I had this conversation last evening as we were wrapping up the Neustar booth for the day. If I was starting a company today, why would I ever buy any capitalized equipment? We decided that with a credit card we could have walked the floor and purchased everything we needed for our hypothetical startup. Everything we needed is available as SaaS or PaaS or whatever aaS you like.
I don’t have to buy iron, expensive client-side software or anything to get going or even run my new business at scale. Brilliant and great for the innovative people we’re seeing at SxSW this week. Bad for the Oracle’s, etc of the world, however.
But what happens when you build your great new application, the world flocks to your door and then you run afoul of the vandals at Anonymous? Your wonderful new services go bye-bye under the weight of a DDOS attack. So do your users, your revenue stream and your chances of survival.
So you had to buy expensive hardware solutions and many gigabytes of capacity, just in case the miscreants decided to come after you. Uh-oh, back to CapEx just to protect yourself from DDOS attacks. Bad use of your cash.

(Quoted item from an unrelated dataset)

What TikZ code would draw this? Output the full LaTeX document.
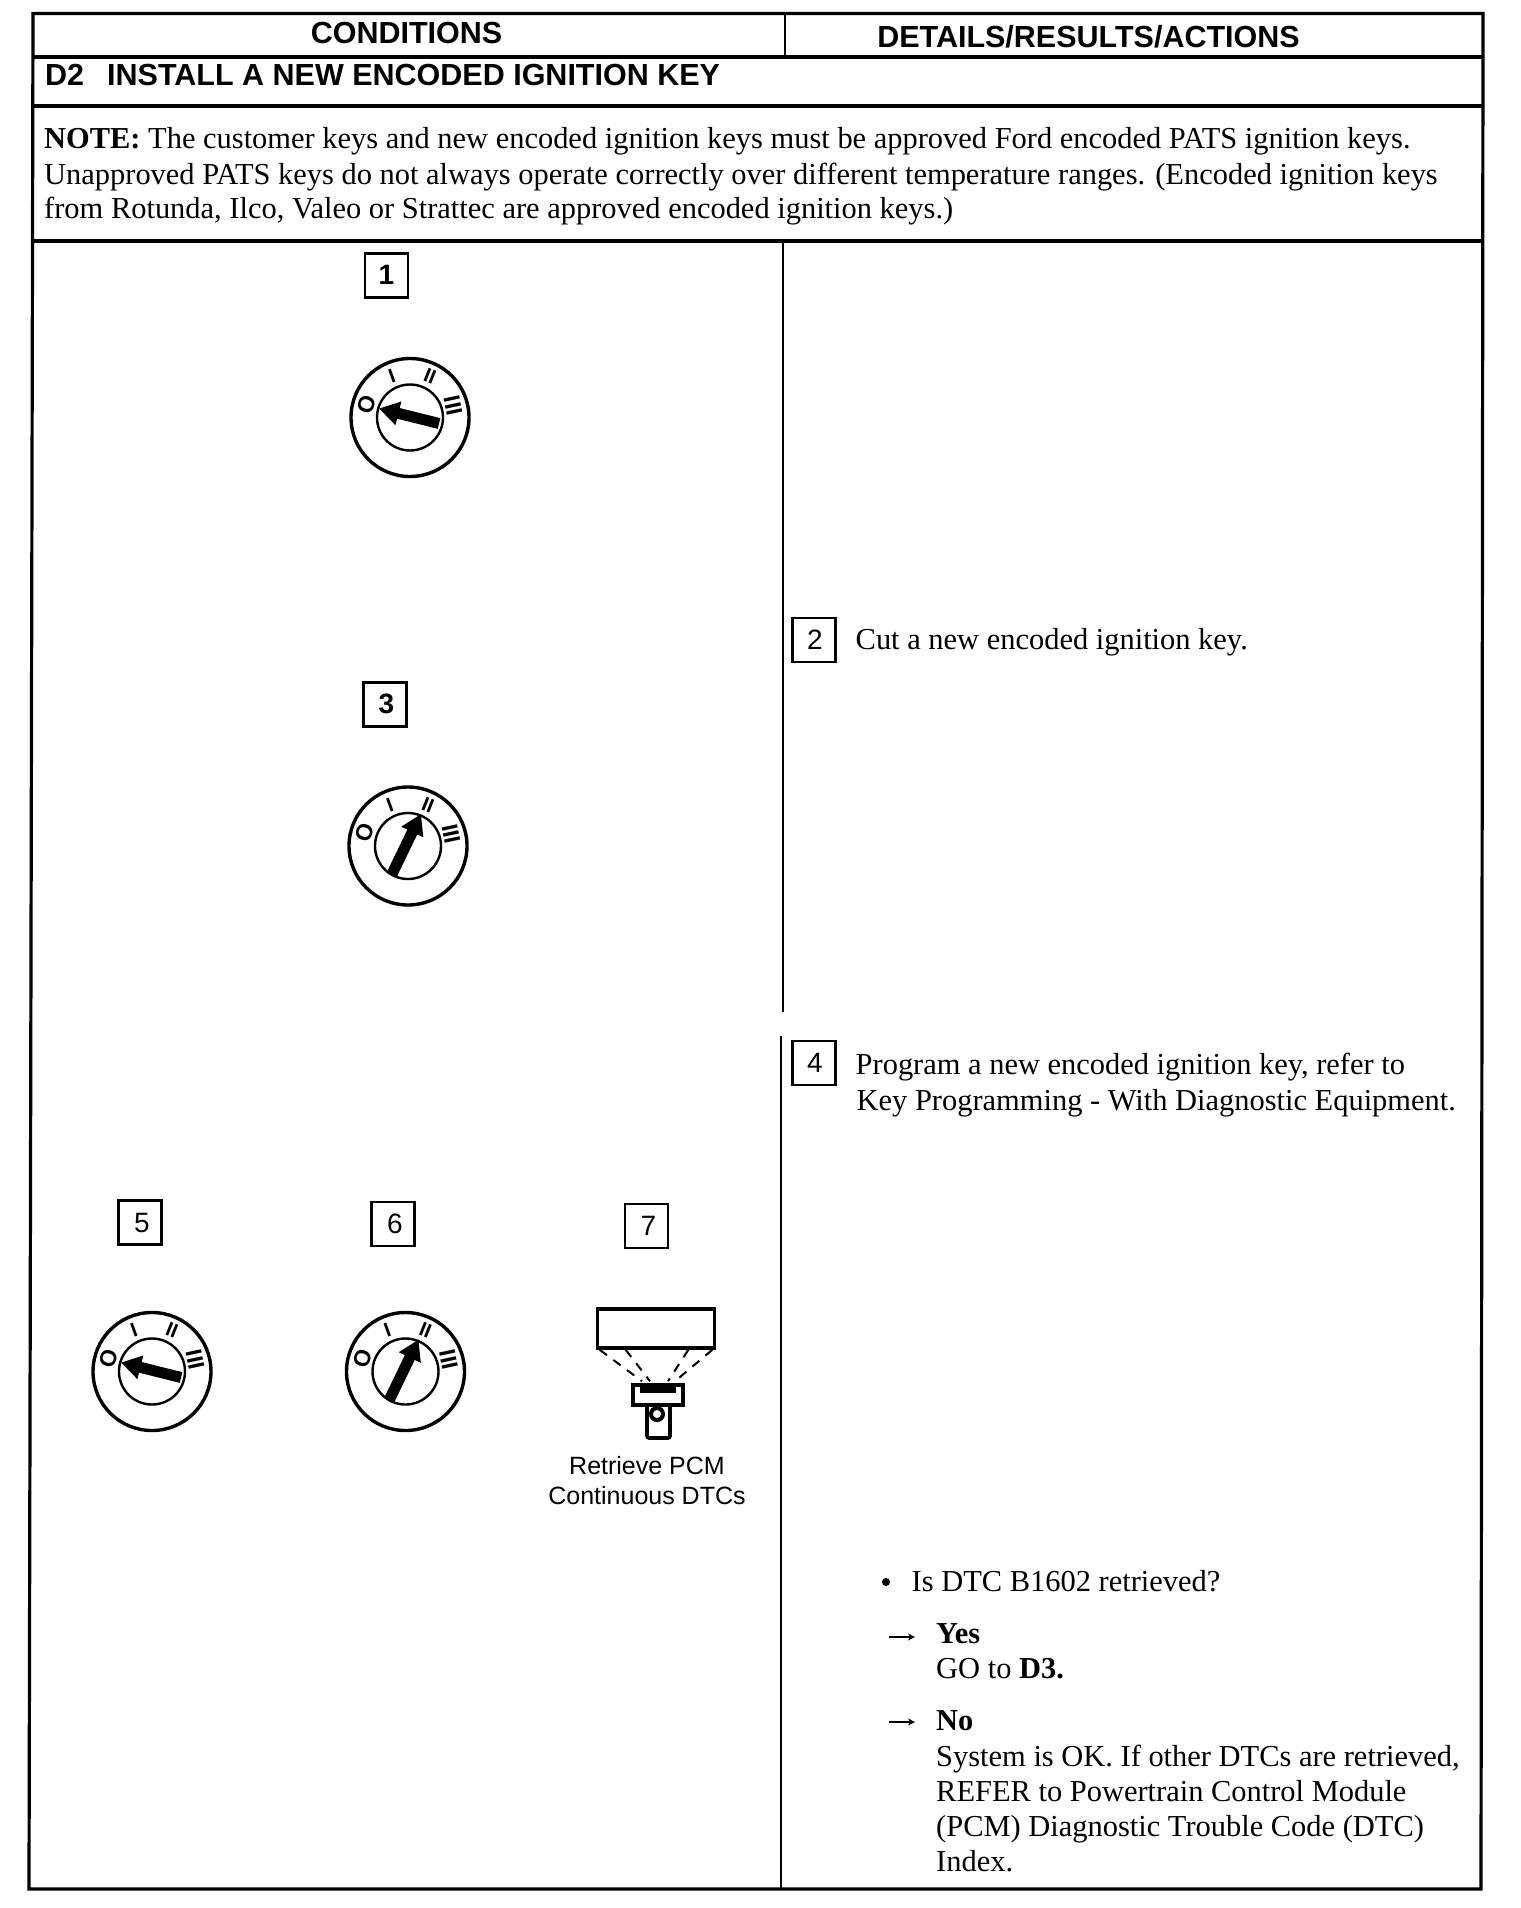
\documentclass[tikz,border=0pt]{standalone}
\usepackage{fontspec}
\setmainfont{Liberation Serif}
\setsansfont{Liberation Sans}
\usetikzlibrary{arrows.meta,calc}
\tikzset{
  rule/.style={line width=3.2pt,black},
  thinrule/.style={line width=2pt,black},
  body/.style={anchor=base west,inner sep=0pt,font=\fontsize{30.45}{35}\selectfont},
  bodybold/.style={body,font=\bfseries\fontsize{30.45}{35}\selectfont},
  heading/.style={anchor=base west,inner sep=0pt,font=\sffamily\bfseries\fontsize{30.5}{35}\selectfont},
  numbox/.style={draw,line width=2.2pt,minimum width=43pt,minimum height=44pt,inner sep=0pt,font=\sffamily\fontsize{28}{30}\selectfont},
  numboxb/.style={numbox,font=\sffamily\bfseries\fontsize{28}{30}\selectfont},
  dialmark/.style={inner sep=0pt,font=\sffamily\bfseries\fontsize{20}{20}\selectfont},
  dialmarkbig/.style={dialmark,font=\sffamily\bfseries\fontsize{23}{23}\selectfont},
  keyarrow/.style={line width=11pt,-{Triangle[length=20pt,width=23pt]}},
  capt/.style={inner sep=0pt,font=\sffamily\fontsize{25}{28}\selectfont},
  resultarrow/.style={line width=1.4pt,-{Stealth[length=7pt,width=7pt]}},
  toolray/.style={line width=2pt,dash pattern=on 9pt off 8pt}
}
\newcommand{\dialface}[3]{%
  \node[circle,draw,line width=3.4pt,minimum size=118pt,inner sep=0pt] (#3o) at (#1,#2) {};
  \node[circle,draw,line width=2.4pt,minimum size=66pt,inner sep=0pt] (#3i) at (#1,#2) {};
  \node[dialmarkbig,rotate=72] (#3m0) at ($(#3o.center)+(-43,-13)$) {O};
  \node[dialmark,rotate=20] (#3m1) at ($(#3o.center)+(-18,-41)$) {I};
  \node[dialmark,rotate=-22] (#3m2) at ($(#3o.center)+(20,-41)$) {II};
  \node[dialmarkbig,rotate=-78] (#3m3) at ($(#3o.center)+(43,-12)$) {III};
}
\begin{document}
\begin{tikzpicture}[x=1pt,y=-1pt]
\useasboundingbox (0,0) rectangle (1520,1908);
% frame
\coordinate (tl) at (33,13.5); \coordinate (tr) at (1483,13.5);
\coordinate (br) at (1481,1889); \coordinate (bl) at (29,1889);
\draw[rule,line join=miter] (tl) -- (tr) -- (br) -- (bl) -- cycle;
\coordinate (a1) at (33,57); \coordinate (a2) at (1483,57);
\coordinate (b1) at (33,106); \coordinate (b2) at (1483,106);
\coordinate (c1) at (32,241); \coordinate (c2) at (1483,241);
\draw[rule] (a1) -- (a2);
\draw[rule] (b1) -- (b2);
\draw[rule] (c1) -- (c2);
\coordinate (v1) at (785,13.5); \coordinate (v2) at (785,57);
\coordinate (v3) at (782.5,241); \coordinate (v4) at (782.5,1012);
\coordinate (v5) at (781,1036); \coordinate (v6) at (781,1889);
\draw[thinrule] (v1) -- (v2);
\draw[thinrule] (v3) -- (v4);
\draw[thinrule] (v5) -- (v6);
% headings
\node[heading,anchor=base] (h1) at (406.5,44) {CONDITIONS};
\node[heading,anchor=base] (h2) at (1088.5,48) {DETAILS/RESULTS/ACTIONS};
\node[heading] (d2) at (45,86) {D2};
\node[heading] (d2t) at (107,86) {INSTALL A NEW ENCODED IGNITION KEY};
% note
\node[body] (n1) at (44,149) {\textbf{NOTE:} The customer keys and new encoded ignition keys must be approved Ford encoded PATS ignition keys.};
\node[body] (n2) at (44,184) {Unapproved PATS keys do not always operate correctly over different temperature ranges. (Encoded ignition keys};
\node[body] (n3) at (44,218) {from Rotunda, Ilco, Valeo or Strattec are approved encoded ignition keys.)};
% number boxes
\node[numboxb] (s1) at (386.5,275.5) {\raisebox{2pt}{1}};
\node[numboxb] (s3) at (385,704.5) {\hspace*{3pt}\raisebox{2pt}{3}};
\node[numbox] (s2) at (814,640) {\hspace*{2pt}2};
\node[numbox] (s4) at (814,1063) {\hspace*{2pt}4};
\node[numbox] (s5) at (140,1222.5) {\hspace*{4pt}5};
\node[numbox] (s6) at (393,1224) {\hspace*{4pt}6};
\node[numbox] (s7) at (646.5,1226) {\hspace*{4pt}7};
% dials
\dialface{410}{417.5}{k1}
\draw[keyarrow] ($(k1o.center)+(29,6)$) -- ($(k1o.center)+(-31,-9)$);
\dialface{408}{846}{k3}
\draw[keyarrow] ($(k3o.center)+(-16,28)$) -- ($(k3o.center)+(13,-32)$);
\dialface{152}{1371.5}{k5}
\draw[keyarrow] ($(k5o.center)+(29,6)$) -- ($(k5o.center)+(-31,-9)$);
\dialface{405.5}{1371.5}{k6}
\draw[keyarrow] ($(k6o.center)+(-16,28)$) -- ($(k6o.center)+(13,-32)$);
% scan tool
\node[draw,line width=3.6pt,minimum width=117pt,minimum height=39pt,inner sep=0pt] (scr) at (656,1328.5) {};
\node[draw,line width=3.6pt,minimum width=50pt,minimum height=20pt,inner sep=0pt] (head) at (658,1395) {};
\node[draw,line width=3.6pt,rounded corners=2pt,minimum width=23pt,minimum height=33pt,inner sep=0pt] (hand) at (658.5,1421.5) {};
\node[circle,draw,line width=4pt,minimum size=12pt,inner sep=0pt] (lens) at (657,1414) {};
\node[fill=black,minimum width=36pt,minimum height=6pt,inner sep=0pt] (slot) at (658,1390) {};
\draw[toolray] ($(scr.south west)+(4,0)$) -- ($(head.north)+(-16,-2)$);
\draw[toolray] ($(scr.south west)+(30,0)$) -- ($(head.north)+(-8,-2)$);
\draw[toolray] ($(scr.south east)+(-28,0)$) -- ($(head.north)+(10,-2)$);
\draw[toolray] ($(scr.south east)+(-4,0)$) -- ($(head.north)+(17,-2)$);
\node[capt,anchor=base] (c1t) at (647,1474) {Retrieve PCM};
\node[capt,anchor=base] (c2t) at (647,1504) {Continuous DTCs};
% right column
\node[body] (t2) at (855.5,649) {Cut a new encoded ignition key.};
\node[body] (t4a) at (855.5,1074) {Program a new encoded ignition key, refer to};
\node[body] (t4b) at (856.5,1110) {Key Programming - With Diagnostic Equipment.};
\node[circle,fill=black,minimum size=8pt,inner sep=0pt] (bul) at (886,1582) {};
\node[body] (q) at (911.5,1591) {Is DTC B1602 retrieved?};
\coordinate (y0) at (889,1637); \coordinate (y1) at (915,1637);
\draw[resultarrow] (y0) -- (y1);
\node[bodybold] (yes) at (936,1643) {Yes};
\node[body] (go) at (936,1678) {GO to \textbf{D3.}};
\coordinate (n0) at (889,1722); \coordinate (n1a) at (915,1722);
\draw[resultarrow] (n0) -- (n1a);
\node[bodybold] (no) at (936,1730) {No};
\node[body] (r1) at (936,1766) {System is OK. If other DTCs are retrieved,};
\node[body] (r2) at (936,1801) {REFER to Powertrain Control Module};
\node[body] (r3) at (936,1836) {(PCM) Diagnostic Trouble Code (DTC)};
\node[body] (r4) at (936,1871) {Index.};
\end{tikzpicture}
\end{document}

Until now. Neustar’s SiteProtect is kind of like insurance against vandalism. For a reasonable price, you can have many gigs of capacity ready to deploy for when the bad guys come after you.
Not unlike an insurance policy. And like insurance, it’s not CapEx. And it works. I hope a lot of the things I’ve seen this week have the ability to withstand the inevitable attempts at vandalism they’ll face as they get successful.
Full disclosure: I am employed by Neustar.